On December 17, 2015, Brown uploaded the music video for "Picture Me Rollin'" on his YouTube and Vevo account. The video was directed by Chris Brown, and is part of the Royalty music videos storyline. Scott Disick, French Montana, Kid Red, ASAP Ferg, and ASAP Rocky make cameo appearances in the video.

===Synopsis===
The video follows the conclusion of Brown's "Anyway" music video. After breaking up with his girlfriend in his car, Brown gets a call from Scott Disick inviting him to a house party. In the party, shot in Brown's Los Angeles mansion, the singer is seen dancing, smoking and celebrating with his friends. He takes a break from partying to hang with a few girls in a bouncy castle, but things get heated when a goon cuts off the party's music to threaten Brown.
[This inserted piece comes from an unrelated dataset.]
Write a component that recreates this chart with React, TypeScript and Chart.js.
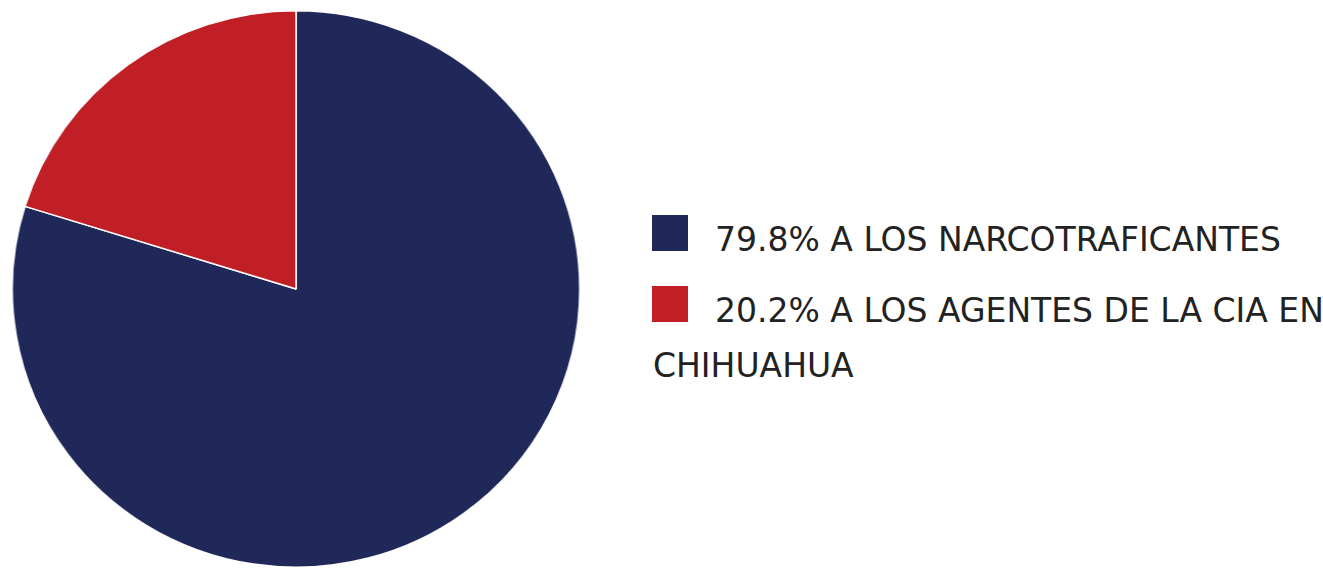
import React, { useEffect, useRef } from "react";
import { Chart, registerables } from "chart.js";

Chart.register(...registerables);

const labels = ["79.8% A LOS NARCOTRAFICANTES", "20.2% A LOS AGENTES DE LA CIA EN CHIHUAHUA"];
const values = [79.8, 20.2];
const colors = ["#1f2859", "#c01f26"];

export default function App() {
  const ref = useRef<HTMLCanvasElement | null>(null);

  useEffect(() => {
    if (!ref.current) return;
    const chart = new Chart(ref.current, {
      type: "pie",
      data: {
        labels,
        datasets: [
          {
            data: values,
            backgroundColor: colors,
            borderColor: "#ffffff",
            borderWidth: 1.5,
          },
        ],
      },
      options: {
        animation: false,
        responsive: true,
        maintainAspectRatio: false,
        layout: { padding: 0 },
        plugins: {
          legend: { display: false },
          tooltip: { enabled: false },
        },
      },
    });
    return () => chart.destroy();
  }, []);

  const font = "'DejaVu Sans', sans-serif";
  const sq = (c: string): React.CSSProperties => ({
    position: "absolute",
    width: 36,
    height: 36,
    background: c,
  });
  const txt: React.CSSProperties = {
    position: "absolute",
    fontFamily: font,
    fontSize: 33,
    fontWeight: 400,
    letterSpacing: 0,
    color: "#222222",
    whiteSpace: "nowrap",
    lineHeight: "40px",
  };
  const l2 = labels[1].split(" ");
  const l2a = l2.slice(0, l2.length - 1).join(" ");
  const l2b = l2[l2.length - 1];

  return (
    <div style={{ position: "fixed", left: 0, top: 0, width: 1323, height: 569, background: "#fff", overflow: "hidden" }}>
      <div style={{ position: "absolute", left: 17, top: 10, width: 558, height: 558, transform: "scale(1.02,1)", transformOrigin: "center" }}>
        <canvas ref={ref} />
      </div>
      <div style={{ ...sq(colors[0]), left: 652, top: 215 }} />
      <div style={{ ...txt, left: 715, top: 220 }}>{labels[0]}</div>
      <div style={{ ...sq(colors[1]), left: 652, top: 286 }} />
      <div style={{ ...txt, left: 715, top: 291 }}>{l2a}</div>
      <div style={{ ...txt, left: 653, top: 346 }}>{l2b}</div>
    </div>
  );
}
The music video ends with the singer's friends supposedly hurting the goon.

== Charts ==

Chart performance for "Picture Me Rollin'"
| Chart (2016) | Peak position |
|---|---|
| UK Hip Hop/R&B (OCC) | 25 |
| US Hot R&B/Hip-Hop Songs (Billboard) | 50 |

==Certifications==

Certifications for "Picture Me Rollin'"
| Region | Certification | Certified units/sales |
| New Zealand (RMNZ) | Gold | 15,000^{‡} |
^{‡} Sales+streaming figures based on certification alone.